## BEGIN

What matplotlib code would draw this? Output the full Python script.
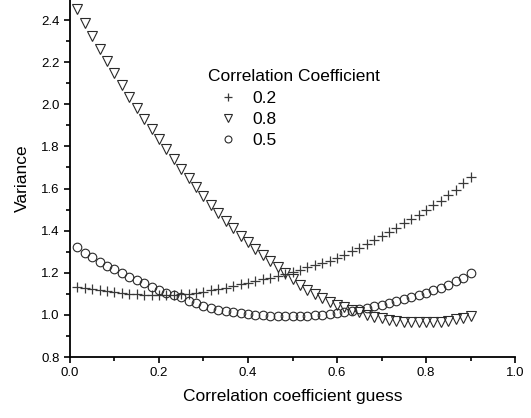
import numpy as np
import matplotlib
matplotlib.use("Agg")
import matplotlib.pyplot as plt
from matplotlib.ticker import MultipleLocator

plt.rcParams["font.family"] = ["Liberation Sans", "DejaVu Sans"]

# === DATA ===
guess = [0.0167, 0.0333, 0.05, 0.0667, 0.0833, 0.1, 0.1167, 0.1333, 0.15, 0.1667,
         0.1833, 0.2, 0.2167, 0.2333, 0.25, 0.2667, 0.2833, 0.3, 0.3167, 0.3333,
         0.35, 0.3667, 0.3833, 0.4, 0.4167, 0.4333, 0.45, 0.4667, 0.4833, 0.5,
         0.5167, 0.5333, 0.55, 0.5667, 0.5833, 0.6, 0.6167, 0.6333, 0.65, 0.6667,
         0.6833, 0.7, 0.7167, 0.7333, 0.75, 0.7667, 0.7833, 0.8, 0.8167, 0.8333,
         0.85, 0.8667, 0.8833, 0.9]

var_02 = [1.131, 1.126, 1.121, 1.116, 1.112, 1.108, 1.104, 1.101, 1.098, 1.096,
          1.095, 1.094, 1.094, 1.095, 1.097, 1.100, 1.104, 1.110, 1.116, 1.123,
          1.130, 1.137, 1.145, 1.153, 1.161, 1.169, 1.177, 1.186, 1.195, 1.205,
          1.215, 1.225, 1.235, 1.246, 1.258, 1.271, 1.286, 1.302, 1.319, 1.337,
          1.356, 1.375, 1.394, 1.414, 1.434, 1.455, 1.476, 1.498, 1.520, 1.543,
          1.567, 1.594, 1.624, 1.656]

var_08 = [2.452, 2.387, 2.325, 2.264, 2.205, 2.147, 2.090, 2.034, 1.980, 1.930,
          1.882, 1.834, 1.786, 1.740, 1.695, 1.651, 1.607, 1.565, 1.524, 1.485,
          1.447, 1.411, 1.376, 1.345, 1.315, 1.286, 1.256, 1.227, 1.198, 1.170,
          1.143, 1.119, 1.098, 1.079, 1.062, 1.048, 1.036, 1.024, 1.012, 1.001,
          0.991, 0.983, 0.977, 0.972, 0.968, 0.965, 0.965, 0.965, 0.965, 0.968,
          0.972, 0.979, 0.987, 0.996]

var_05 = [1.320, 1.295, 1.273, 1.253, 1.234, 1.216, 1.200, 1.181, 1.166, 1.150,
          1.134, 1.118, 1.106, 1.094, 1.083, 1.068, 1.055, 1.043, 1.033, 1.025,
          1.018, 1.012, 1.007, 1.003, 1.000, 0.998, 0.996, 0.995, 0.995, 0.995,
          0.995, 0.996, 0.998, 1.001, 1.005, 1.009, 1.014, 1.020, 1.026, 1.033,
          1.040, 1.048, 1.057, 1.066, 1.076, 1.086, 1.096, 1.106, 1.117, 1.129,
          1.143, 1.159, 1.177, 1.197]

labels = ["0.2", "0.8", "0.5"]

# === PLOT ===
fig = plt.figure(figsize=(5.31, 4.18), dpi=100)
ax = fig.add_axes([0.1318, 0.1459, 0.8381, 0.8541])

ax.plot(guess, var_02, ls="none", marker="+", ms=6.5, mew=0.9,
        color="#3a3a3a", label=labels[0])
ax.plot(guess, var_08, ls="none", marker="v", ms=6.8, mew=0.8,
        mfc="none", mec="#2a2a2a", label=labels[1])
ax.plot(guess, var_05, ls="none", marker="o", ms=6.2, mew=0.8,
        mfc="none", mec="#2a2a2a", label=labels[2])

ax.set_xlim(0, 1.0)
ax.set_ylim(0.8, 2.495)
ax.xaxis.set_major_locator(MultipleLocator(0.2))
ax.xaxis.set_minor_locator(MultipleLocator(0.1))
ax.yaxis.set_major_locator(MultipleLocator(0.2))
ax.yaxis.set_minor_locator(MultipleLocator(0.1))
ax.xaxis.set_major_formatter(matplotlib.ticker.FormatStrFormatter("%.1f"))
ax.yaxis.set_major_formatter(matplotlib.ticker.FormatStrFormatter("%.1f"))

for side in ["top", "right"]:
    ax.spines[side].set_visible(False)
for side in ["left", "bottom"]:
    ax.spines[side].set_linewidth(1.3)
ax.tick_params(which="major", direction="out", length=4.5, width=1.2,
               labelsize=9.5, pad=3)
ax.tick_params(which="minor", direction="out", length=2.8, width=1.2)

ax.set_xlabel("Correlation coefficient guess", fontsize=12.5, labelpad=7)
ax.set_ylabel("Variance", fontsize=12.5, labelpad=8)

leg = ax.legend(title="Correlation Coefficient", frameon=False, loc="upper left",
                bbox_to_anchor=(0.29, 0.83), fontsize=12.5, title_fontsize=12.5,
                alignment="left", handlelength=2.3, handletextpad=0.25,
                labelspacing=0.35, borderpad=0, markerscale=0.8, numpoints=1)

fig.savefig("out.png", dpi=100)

## END

## Set problem
The data should be printed again unchanged; leave its pictures out.

## The solution
What matplotlib code would draw this? Output the full Python script.
import numpy as np
import matplotlib
matplotlib.use("Agg")
import matplotlib.pyplot as plt
from matplotlib.ticker import MultipleLocator

plt.rcParams["font.family"] = ["Liberation Sans", "DejaVu Sans"]

# === DATA ===
guess = [0.0167, 0.0333, 0.05, 0.0667, 0.0833, 0.1, 0.1167, 0.1333, 0.15, 0.1667,
         0.1833, 0.2, 0.2167, 0.2333, 0.25, 0.2667, 0.2833, 0.3, 0.3167, 0.3333,
         0.35, 0.3667, 0.3833, 0.4, 0.4167, 0.4333, 0.45, 0.4667, 0.4833, 0.5,
         0.5167, 0.5333, 0.55, 0.5667, 0.5833, 0.6, 0.6167, 0.6333, 0.65, 0.6667,
         0.6833, 0.7, 0.7167, 0.7333, 0.75, 0.7667, 0.7833, 0.8, 0.8167, 0.8333,
         0.85, 0.8667, 0.8833, 0.9]

var_02 = [1.131, 1.126, 1.121, 1.116, 1.112, 1.108, 1.104, 1.101, 1.098, 1.096,
          1.095, 1.094, 1.094, 1.095, 1.097, 1.100, 1.104, 1.110, 1.116, 1.123,
          1.130, 1.137, 1.145, 1.153, 1.161, 1.169, 1.177, 1.186, 1.195, 1.205,
          1.215, 1.225, 1.235, 1.246, 1.258, 1.271, 1.286, 1.302, 1.319, 1.337,
          1.356, 1.375, 1.394, 1.414, 1.434, 1.455, 1.476, 1.498, 1.520, 1.543,
          1.567, 1.594, 1.624, 1.656]

var_08 = [2.452, 2.387, 2.325, 2.264, 2.205, 2.147, 2.090, 2.034, 1.980, 1.930,
          1.882, 1.834, 1.786, 1.740, 1.695, 1.651, 1.607, 1.565, 1.524, 1.485,
          1.447, 1.411, 1.376, 1.345, 1.315, 1.286, 1.256, 1.227, 1.198, 1.170,
          1.143, 1.119, 1.098, 1.079, 1.062, 1.048, 1.036, 1.024, 1.012, 1.001,
          0.991, 0.983, 0.977, 0.972, 0.968, 0.965, 0.965, 0.965, 0.965, 0.968,
          0.972, 0.979, 0.987, 0.996]

var_05 = [1.320, 1.295, 1.273, 1.253, 1.234, 1.216, 1.200, 1.181, 1.166, 1.150,
          1.134, 1.118, 1.106, 1.094, 1.083, 1.068, 1.055, 1.043, 1.033, 1.025,
          1.018, 1.012, 1.007, 1.003, 1.000, 0.998, 0.996, 0.995, 0.995, 0.995,
          0.995, 0.996, 0.998, 1.001, 1.005, 1.009, 1.014, 1.020, 1.026, 1.033,
          1.040, 1.048, 1.057, 1.066, 1.076, 1.086, 1.096, 1.106, 1.117, 1.129,
          1.143, 1.159, 1.177, 1.197]

labels = ["0.2", "0.8", "0.5"]

# === PLOT ===
fig = plt.figure(figsize=(5.31, 4.18), dpi=100)
ax = fig.add_axes([0.1318, 0.1459, 0.8381, 0.8541])

ax.plot(guess, var_02, ls="none", marker="+", ms=6.5, mew=0.9,
        color="#3a3a3a", label=labels[0])
ax.plot(guess, var_08, ls="none", marker="v", ms=6.8, mew=0.8,
        mfc="none", mec="#2a2a2a", label=labels[1])
ax.plot(guess, var_05, ls="none", marker="o", ms=6.2, mew=0.8,
        mfc="none", mec="#2a2a2a", label=labels[2])

ax.set_xlim(0, 1.0)
ax.set_ylim(0.8, 2.495)
ax.xaxis.set_major_locator(MultipleLocator(0.2))
ax.xaxis.set_minor_locator(MultipleLocator(0.1))
ax.yaxis.set_major_locator(MultipleLocator(0.2))
ax.yaxis.set_minor_locator(MultipleLocator(0.1))
ax.xaxis.set_major_formatter(matplotlib.ticker.FormatStrFormatter("%.1f"))
ax.yaxis.set_major_formatter(matplotlib.ticker.FormatStrFormatter("%.1f"))

for side in ["top", "right"]:
    ax.spines[side].set_visible(False)
for side in ["left", "bottom"]:
    ax.spines[side].set_linewidth(1.3)
ax.tick_params(which="major", direction="out", length=4.5, width=1.2,
               labelsize=9.5, pad=3)
ax.tick_params(which="minor", direction="out", length=2.8, width=1.2)

ax.set_xlabel("Correlation coefficient guess", fontsize=12.5, labelpad=7)
ax.set_ylabel("Variance", fontsize=12.5, labelpad=8)

leg = ax.legend(title="Correlation Coefficient", frameon=False, loc="upper left",
                bbox_to_anchor=(0.29, 0.83), fontsize=12.5, title_fontsize=12.5,
                alignment="left", handlelength=2.3, handletextpad=0.25,
                labelspacing=0.35, borderpad=0, markerscale=0.8, numpoints=1)

fig.savefig("out.png", dpi=100)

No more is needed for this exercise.